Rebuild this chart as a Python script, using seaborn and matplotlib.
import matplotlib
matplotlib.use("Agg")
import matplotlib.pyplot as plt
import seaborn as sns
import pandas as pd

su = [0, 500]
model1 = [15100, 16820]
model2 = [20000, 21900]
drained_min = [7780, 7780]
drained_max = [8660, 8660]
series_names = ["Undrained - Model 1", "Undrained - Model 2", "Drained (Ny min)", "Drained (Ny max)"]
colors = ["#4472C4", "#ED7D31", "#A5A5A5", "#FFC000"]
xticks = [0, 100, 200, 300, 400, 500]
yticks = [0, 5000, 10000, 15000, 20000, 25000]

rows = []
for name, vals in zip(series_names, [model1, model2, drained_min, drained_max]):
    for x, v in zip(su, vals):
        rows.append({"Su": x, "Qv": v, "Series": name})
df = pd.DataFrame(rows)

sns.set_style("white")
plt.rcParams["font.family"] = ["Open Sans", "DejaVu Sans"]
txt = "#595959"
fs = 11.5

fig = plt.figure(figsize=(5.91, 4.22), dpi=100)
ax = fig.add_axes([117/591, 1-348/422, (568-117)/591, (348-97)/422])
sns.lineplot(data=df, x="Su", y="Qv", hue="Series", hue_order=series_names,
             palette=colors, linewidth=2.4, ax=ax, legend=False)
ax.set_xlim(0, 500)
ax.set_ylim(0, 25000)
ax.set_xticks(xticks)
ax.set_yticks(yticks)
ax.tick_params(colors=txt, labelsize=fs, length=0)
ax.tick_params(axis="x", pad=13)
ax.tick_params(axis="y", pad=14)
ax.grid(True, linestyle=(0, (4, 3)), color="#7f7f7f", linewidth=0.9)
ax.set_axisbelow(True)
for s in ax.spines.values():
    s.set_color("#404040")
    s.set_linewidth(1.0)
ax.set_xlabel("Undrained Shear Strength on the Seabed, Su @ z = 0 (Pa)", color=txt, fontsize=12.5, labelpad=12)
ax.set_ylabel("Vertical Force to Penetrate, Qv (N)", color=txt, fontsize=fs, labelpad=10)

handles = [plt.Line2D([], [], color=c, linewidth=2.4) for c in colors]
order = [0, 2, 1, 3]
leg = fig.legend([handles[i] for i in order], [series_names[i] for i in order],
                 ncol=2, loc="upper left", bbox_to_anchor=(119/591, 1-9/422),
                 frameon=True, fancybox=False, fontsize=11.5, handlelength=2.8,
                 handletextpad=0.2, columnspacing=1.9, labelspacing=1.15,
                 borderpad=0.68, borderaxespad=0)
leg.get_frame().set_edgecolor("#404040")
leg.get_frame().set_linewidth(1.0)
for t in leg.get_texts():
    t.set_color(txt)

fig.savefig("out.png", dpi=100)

__Exercise__:
Extract the data in full. Keep it word for word.

__Finished answer__:
Rebuild this chart as a Python script, using seaborn and matplotlib.
import matplotlib
matplotlib.use("Agg")
import matplotlib.pyplot as plt
import seaborn as sns
import pandas as pd

su = [0, 500]
model1 = [15100, 16820]
model2 = [20000, 21900]
drained_min = [7780, 7780]
drained_max = [8660, 8660]
series_names = ["Undrained - Model 1", "Undrained - Model 2", "Drained (Ny min)", "Drained (Ny max)"]
colors = ["#4472C4", "#ED7D31", "#A5A5A5", "#FFC000"]
xticks = [0, 100, 200, 300, 400, 500]
yticks = [0, 5000, 10000, 15000, 20000, 25000]

rows = []
for name, vals in zip(series_names, [model1, model2, drained_min, drained_max]):
    for x, v in zip(su, vals):
        rows.append({"Su": x, "Qv": v, "Series": name})
df = pd.DataFrame(rows)

sns.set_style("white")
plt.rcParams["font.family"] = ["Open Sans", "DejaVu Sans"]
txt = "#595959"
fs = 11.5

fig = plt.figure(figsize=(5.91, 4.22), dpi=100)
ax = fig.add_axes([117/591, 1-348/422, (568-117)/591, (348-97)/422])
sns.lineplot(data=df, x="Su", y="Qv", hue="Series", hue_order=series_names,
             palette=colors, linewidth=2.4, ax=ax, legend=False)
ax.set_xlim(0, 500)
ax.set_ylim(0, 25000)
ax.set_xticks(xticks)
ax.set_yticks(yticks)
ax.tick_params(colors=txt, labelsize=fs, length=0)
ax.tick_params(axis="x", pad=13)
ax.tick_params(axis="y", pad=14)
ax.grid(True, linestyle=(0, (4, 3)), color="#7f7f7f", linewidth=0.9)
ax.set_axisbelow(True)
for s in ax.spines.values():
    s.set_color("#404040")
    s.set_linewidth(1.0)
ax.set_xlabel("Undrained Shear Strength on the Seabed, Su @ z = 0 (Pa)", color=txt, fontsize=12.5, labelpad=12)
ax.set_ylabel("Vertical Force to Penetrate, Qv (N)", color=txt, fontsize=fs, labelpad=10)

handles = [plt.Line2D([], [], color=c, linewidth=2.4) for c in colors]
order = [0, 2, 1, 3]
leg = fig.legend([handles[i] for i in order], [series_names[i] for i in order],
                 ncol=2, loc="upper left", bbox_to_anchor=(119/591, 1-9/422),
                 frameon=True, fancybox=False, fontsize=11.5, handlelength=2.8,
                 handletextpad=0.2, columnspacing=1.9, labelspacing=1.15,
                 borderpad=0.68, borderaxespad=0)
leg.get_frame().set_edgecolor("#404040")
leg.get_frame().set_linewidth(1.0)
for t in leg.get_texts():
    t.set_color(txt)

fig.savefig("out.png", dpi=100)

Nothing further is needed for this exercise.